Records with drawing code
** Start **

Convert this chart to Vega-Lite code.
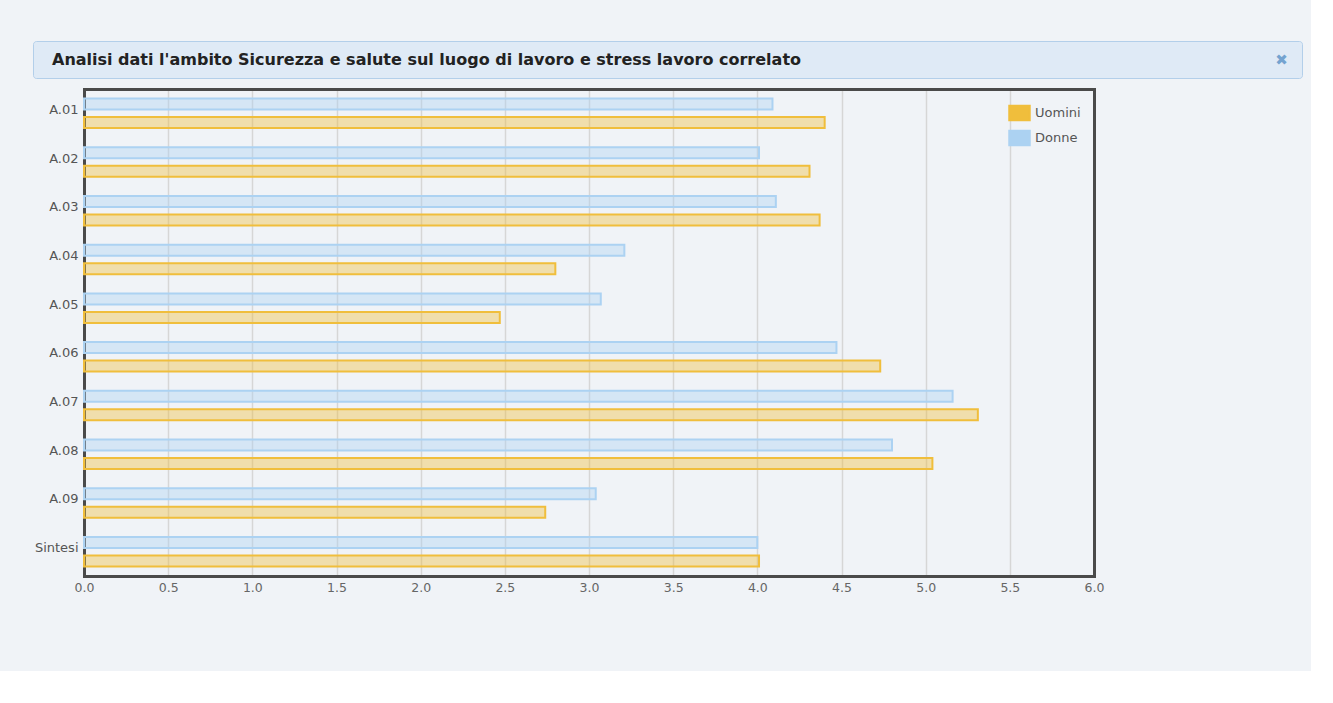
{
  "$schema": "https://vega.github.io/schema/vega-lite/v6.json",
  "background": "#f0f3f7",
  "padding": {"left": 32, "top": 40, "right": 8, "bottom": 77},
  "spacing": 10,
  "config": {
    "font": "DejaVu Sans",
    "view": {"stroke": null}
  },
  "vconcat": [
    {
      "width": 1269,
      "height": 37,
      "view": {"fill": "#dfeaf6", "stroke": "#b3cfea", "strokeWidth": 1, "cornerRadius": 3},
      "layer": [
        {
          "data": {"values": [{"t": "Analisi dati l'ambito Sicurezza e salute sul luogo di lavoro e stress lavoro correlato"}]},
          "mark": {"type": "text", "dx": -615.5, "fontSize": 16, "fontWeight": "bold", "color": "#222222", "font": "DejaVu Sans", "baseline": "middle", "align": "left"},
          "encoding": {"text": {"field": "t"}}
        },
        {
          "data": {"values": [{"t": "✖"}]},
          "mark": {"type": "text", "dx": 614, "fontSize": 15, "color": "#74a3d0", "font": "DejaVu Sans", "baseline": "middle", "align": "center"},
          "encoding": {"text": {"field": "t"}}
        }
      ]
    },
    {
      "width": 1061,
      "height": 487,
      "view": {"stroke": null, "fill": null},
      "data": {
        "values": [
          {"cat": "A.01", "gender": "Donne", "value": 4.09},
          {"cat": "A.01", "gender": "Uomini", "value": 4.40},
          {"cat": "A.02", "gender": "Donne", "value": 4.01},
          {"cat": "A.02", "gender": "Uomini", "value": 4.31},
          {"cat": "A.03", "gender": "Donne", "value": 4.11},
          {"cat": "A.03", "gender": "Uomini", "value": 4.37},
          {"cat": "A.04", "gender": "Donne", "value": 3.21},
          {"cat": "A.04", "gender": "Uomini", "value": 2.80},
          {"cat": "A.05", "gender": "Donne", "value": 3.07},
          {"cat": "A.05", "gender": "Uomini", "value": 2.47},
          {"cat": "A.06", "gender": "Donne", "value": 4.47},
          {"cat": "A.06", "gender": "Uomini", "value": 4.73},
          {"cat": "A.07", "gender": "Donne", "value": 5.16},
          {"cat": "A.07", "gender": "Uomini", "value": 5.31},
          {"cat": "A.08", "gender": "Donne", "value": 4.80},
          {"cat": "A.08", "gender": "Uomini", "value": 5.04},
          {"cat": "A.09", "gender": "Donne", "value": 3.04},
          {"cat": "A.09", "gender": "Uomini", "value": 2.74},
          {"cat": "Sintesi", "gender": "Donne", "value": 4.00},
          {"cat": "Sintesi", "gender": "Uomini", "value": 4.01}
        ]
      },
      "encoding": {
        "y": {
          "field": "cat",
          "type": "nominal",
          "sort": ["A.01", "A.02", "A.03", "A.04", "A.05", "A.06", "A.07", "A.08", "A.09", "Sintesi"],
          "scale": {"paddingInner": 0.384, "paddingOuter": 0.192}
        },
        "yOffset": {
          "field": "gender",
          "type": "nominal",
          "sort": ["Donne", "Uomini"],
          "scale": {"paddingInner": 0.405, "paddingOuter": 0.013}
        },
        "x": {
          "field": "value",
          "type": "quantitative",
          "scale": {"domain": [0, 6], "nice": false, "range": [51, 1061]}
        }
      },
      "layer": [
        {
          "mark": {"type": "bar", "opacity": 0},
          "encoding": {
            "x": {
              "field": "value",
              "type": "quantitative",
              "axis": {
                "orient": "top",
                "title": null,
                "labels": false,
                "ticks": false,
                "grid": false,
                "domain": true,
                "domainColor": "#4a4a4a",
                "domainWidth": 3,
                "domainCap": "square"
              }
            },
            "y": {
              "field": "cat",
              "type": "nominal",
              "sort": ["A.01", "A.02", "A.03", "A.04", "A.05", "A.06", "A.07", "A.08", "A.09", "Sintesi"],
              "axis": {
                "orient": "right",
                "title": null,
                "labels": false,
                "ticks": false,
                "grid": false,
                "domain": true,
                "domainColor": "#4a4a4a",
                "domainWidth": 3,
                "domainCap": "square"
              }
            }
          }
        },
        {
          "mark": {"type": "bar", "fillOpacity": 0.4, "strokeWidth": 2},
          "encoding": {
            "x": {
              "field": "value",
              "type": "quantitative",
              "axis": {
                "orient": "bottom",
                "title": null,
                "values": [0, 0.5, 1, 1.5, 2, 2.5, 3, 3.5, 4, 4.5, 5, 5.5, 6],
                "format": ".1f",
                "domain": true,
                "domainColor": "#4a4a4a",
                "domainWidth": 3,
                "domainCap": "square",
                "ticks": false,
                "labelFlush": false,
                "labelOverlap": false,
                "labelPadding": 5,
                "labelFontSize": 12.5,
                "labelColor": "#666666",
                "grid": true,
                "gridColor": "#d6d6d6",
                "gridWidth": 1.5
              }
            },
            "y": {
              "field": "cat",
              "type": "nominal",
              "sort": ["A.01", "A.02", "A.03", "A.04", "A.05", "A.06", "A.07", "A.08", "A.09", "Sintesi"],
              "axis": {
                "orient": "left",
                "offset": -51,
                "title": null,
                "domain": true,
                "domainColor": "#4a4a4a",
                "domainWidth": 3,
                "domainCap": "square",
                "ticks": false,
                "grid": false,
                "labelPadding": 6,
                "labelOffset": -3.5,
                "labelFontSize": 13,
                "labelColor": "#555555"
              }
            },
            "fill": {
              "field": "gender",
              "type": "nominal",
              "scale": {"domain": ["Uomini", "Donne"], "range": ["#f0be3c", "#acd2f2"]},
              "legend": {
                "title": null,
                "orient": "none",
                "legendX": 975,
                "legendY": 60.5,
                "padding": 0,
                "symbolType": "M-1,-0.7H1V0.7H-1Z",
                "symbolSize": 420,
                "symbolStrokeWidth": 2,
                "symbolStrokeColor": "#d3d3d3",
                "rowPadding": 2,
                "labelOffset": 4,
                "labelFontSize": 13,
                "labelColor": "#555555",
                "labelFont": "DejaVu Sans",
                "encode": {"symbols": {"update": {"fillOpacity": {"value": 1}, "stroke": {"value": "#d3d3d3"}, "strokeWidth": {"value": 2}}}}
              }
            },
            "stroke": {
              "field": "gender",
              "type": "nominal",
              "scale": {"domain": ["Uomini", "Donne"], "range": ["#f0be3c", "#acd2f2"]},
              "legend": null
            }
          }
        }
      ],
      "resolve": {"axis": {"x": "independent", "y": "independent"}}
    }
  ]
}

** End **
** Start **

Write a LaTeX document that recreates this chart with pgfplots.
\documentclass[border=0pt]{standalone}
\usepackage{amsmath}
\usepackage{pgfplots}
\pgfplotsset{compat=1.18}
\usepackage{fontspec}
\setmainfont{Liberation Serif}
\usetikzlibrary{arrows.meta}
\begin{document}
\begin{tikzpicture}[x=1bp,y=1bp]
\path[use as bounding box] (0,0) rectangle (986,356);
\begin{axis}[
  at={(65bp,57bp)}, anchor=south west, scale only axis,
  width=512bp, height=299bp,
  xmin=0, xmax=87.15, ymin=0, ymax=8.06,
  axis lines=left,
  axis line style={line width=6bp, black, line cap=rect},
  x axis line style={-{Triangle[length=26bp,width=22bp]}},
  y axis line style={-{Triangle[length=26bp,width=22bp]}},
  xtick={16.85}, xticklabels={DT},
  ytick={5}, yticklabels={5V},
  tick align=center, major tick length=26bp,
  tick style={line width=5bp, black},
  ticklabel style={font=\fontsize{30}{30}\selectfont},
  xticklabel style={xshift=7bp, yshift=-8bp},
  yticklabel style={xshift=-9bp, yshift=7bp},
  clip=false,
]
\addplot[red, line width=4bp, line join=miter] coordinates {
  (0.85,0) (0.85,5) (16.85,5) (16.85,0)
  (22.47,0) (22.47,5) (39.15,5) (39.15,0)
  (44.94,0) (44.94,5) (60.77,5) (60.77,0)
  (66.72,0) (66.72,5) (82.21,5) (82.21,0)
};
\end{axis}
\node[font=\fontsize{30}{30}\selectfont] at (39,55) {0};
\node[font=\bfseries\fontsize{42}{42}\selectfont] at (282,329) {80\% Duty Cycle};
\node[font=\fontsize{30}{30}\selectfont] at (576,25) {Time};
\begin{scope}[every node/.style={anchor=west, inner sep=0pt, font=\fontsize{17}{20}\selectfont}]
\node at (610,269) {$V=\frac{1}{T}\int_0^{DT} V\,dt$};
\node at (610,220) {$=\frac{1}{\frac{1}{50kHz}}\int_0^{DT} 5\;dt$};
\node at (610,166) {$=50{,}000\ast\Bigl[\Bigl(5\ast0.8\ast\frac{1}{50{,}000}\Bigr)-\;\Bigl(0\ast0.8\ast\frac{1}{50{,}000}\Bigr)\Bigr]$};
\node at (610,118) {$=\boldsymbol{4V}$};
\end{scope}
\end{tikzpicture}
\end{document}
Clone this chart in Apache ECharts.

** End **

Exercise requirements>
Copy out each line that contains the word "chart".

Answer below>
Convert this chart to Vega-Lite code.
Write a LaTeX document that recreates this chart with pgfplots.
Clone this chart in Apache ECharts.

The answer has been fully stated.